Even though there isn't a single scene from Towaye's point of view, I thought that Irene Brand managed to draw him fairly well through Maggie's eyes. Towaye fell for Maggie right away, and I loved how he always called her "my Maggie" even in the beginning. He was an incredibly considerate man who cared enough to make many cultural concessions in order to keep Maggie as happy and comfortable as possible. Everything he did, from taking care of her sore feet, to doing chores that would be considered "woman's work" in his tribe, to making sure she had as much of her English culture as he could provide were very romantic. Towaye also had the patience of Job to wait for Maggie as long as he did. The way he always asked, "Someday, my Maggie?" every time she denied him the one thing he wanted most, was a little sad but also very sweet. Even he had his limits though and eventually became angry and hopeless at her seeming inability to accept him. Towaye made lots of small changes throughout the entire book to both his beliefs and his lifestyle, and all of them weighed together, I felt were probably more than Maggie's compromises. That's not to say he was perfect though. As I mentioned earlier, he wouldn't allow Maggie to go to the English camp, partly because of his belief that she belonged to him, a life for a life, but I think the bigger reason was simply that he was afraid of loosing her. He also had one big slip-up when he decided to seek vengeance on an enemy, but even that generally turned out OK. Overall, Towaye was a really lovable hero which is why I had a hard time with Maggie putting him off for so long.

The Christian theme of this story was pretty overt, but I didn't really feel like I was being preached at like with some inspirational novels.
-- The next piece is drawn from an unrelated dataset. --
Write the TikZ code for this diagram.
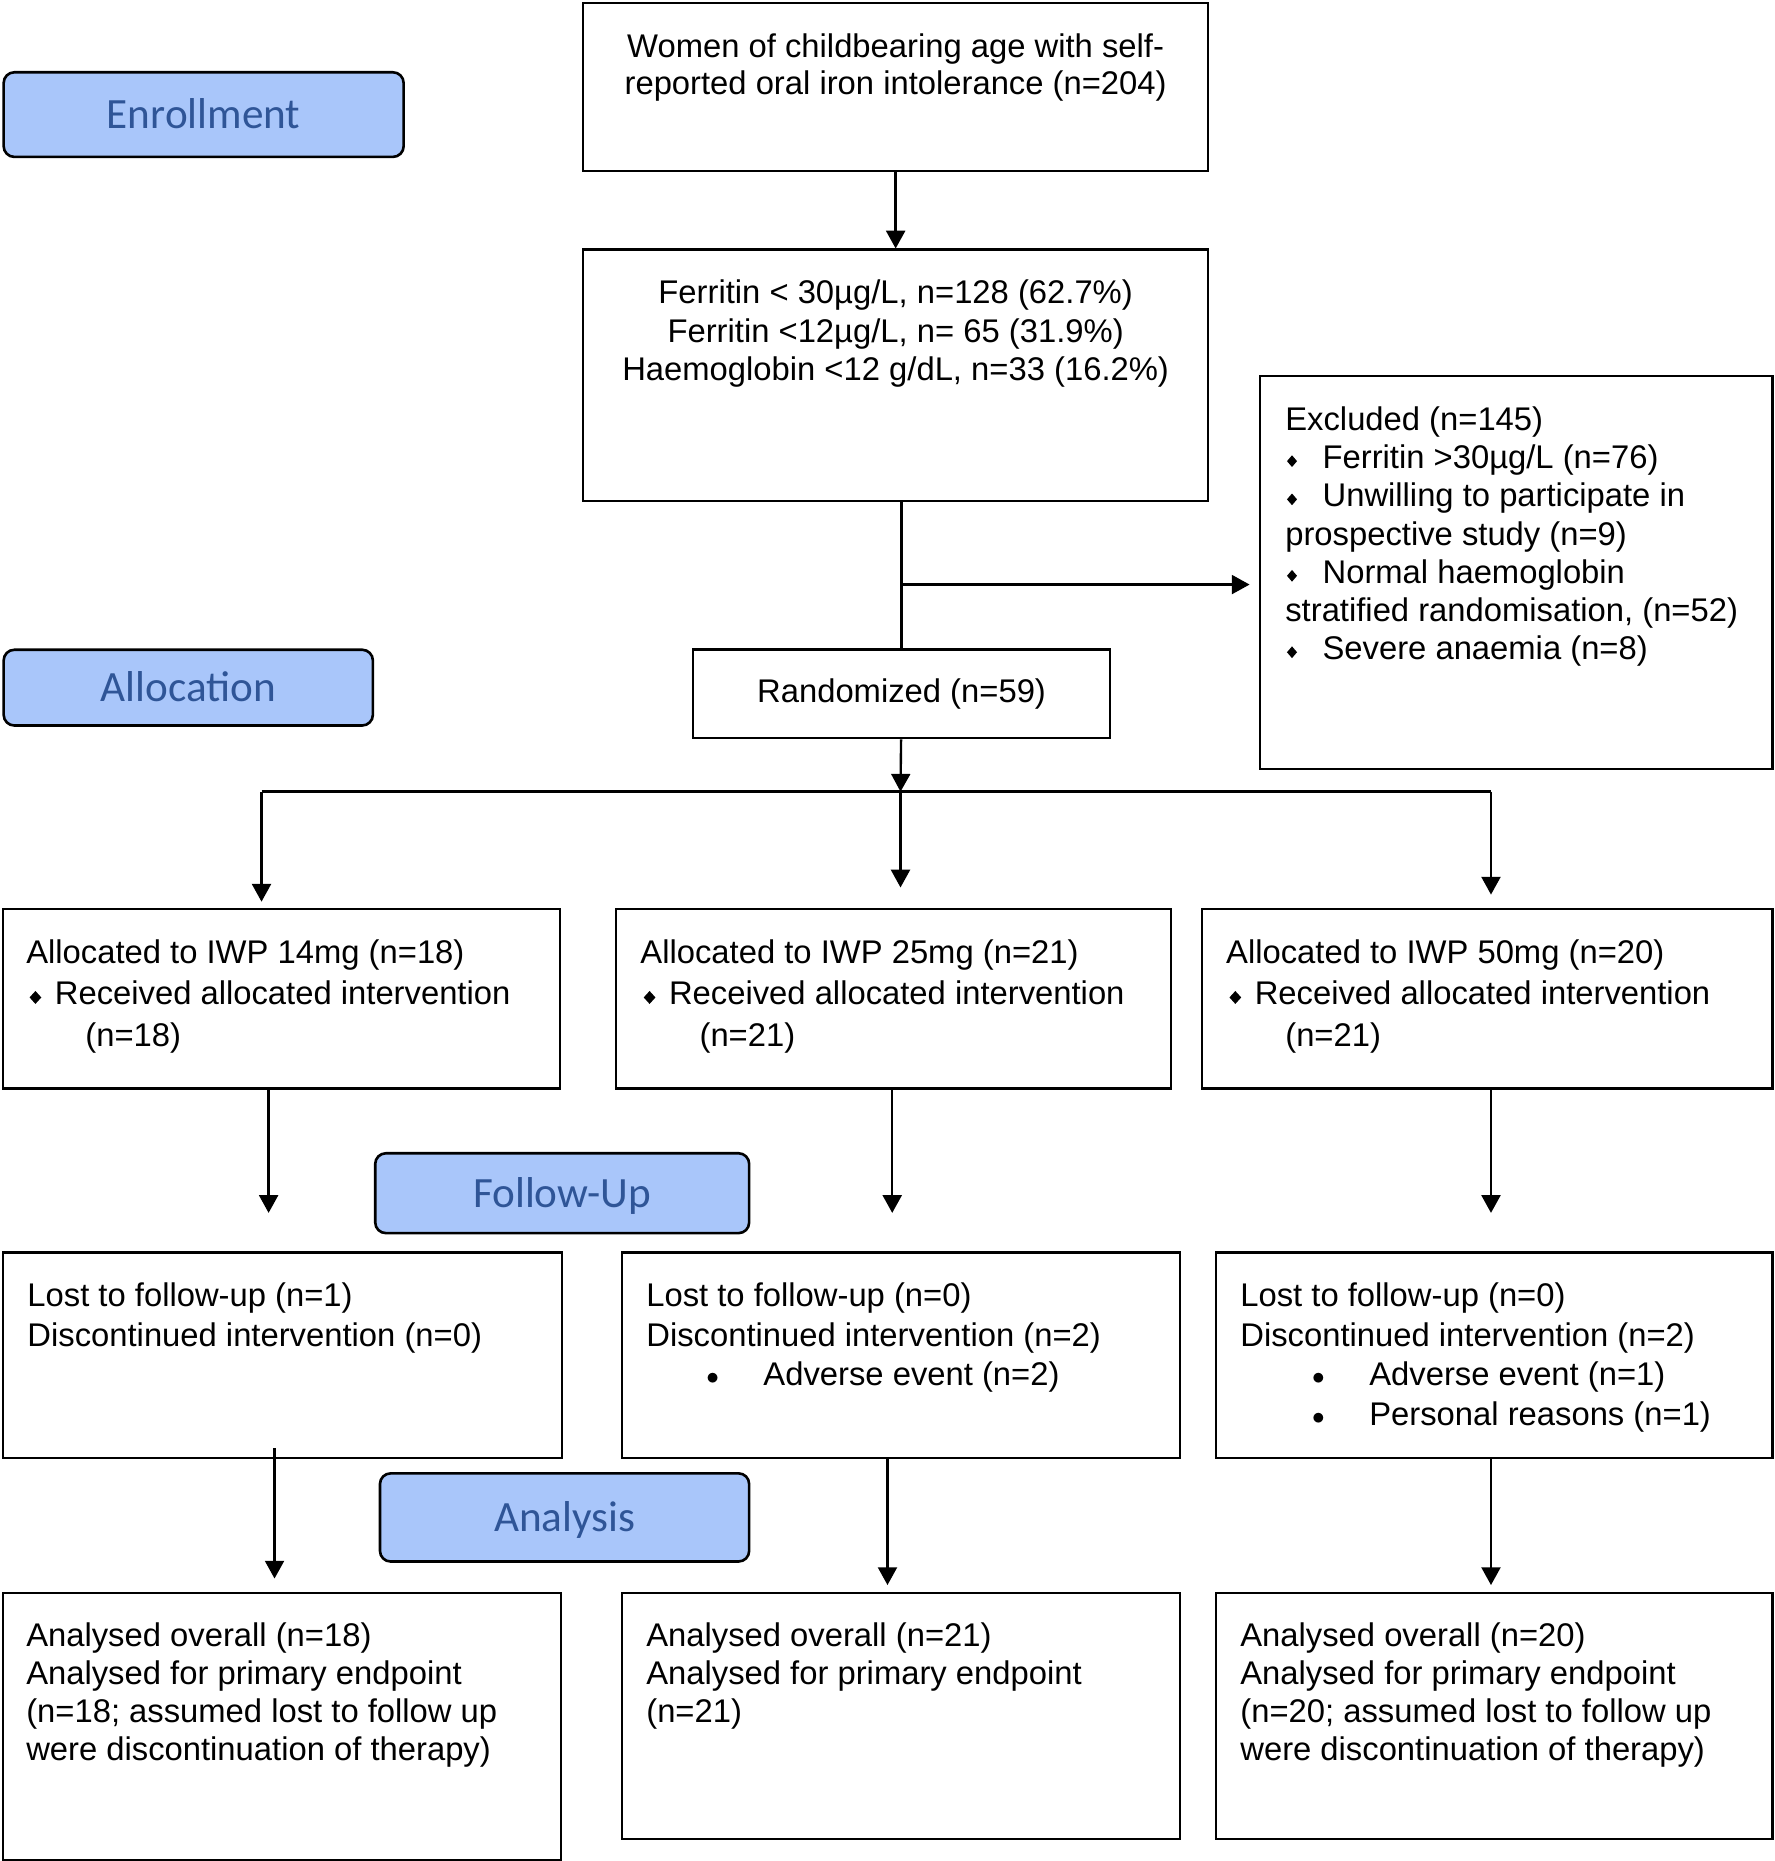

I think this was because the tone hearkened back to a time when the message of Christ was more simple and straightforward without all the complicated rhetoric that often seems to accompany it nowadays. I think this made it much easier to appreciate even if the "culture war" going on between Maggie and the Algonquians made me a little uncomfortable at times. I would also say that Ms. Brand tied up the story in a perhaps, too-neat little bow, providing Maggie with everything she needed to avoid even the slightest pang of guilt over her choice. It might have been nice if Maggie had been challenged a little more in her thinking, but I guess since this is an inspirational romance, most readers would have balked if it had ended any other way. Overall, Where Morning Dawns was a pretty enjoyable re-read in spite of its flaws. It is the first in an untitled duet. The hero of the sequel, Come Gentle Spring, is I believe, related to Maggie in some way as they share a last name (perhaps her and Towaye's son, although I'm not certain). I can't recall if I ever read it or any of Irene Brand's other works, but I do look forward to trying them out now.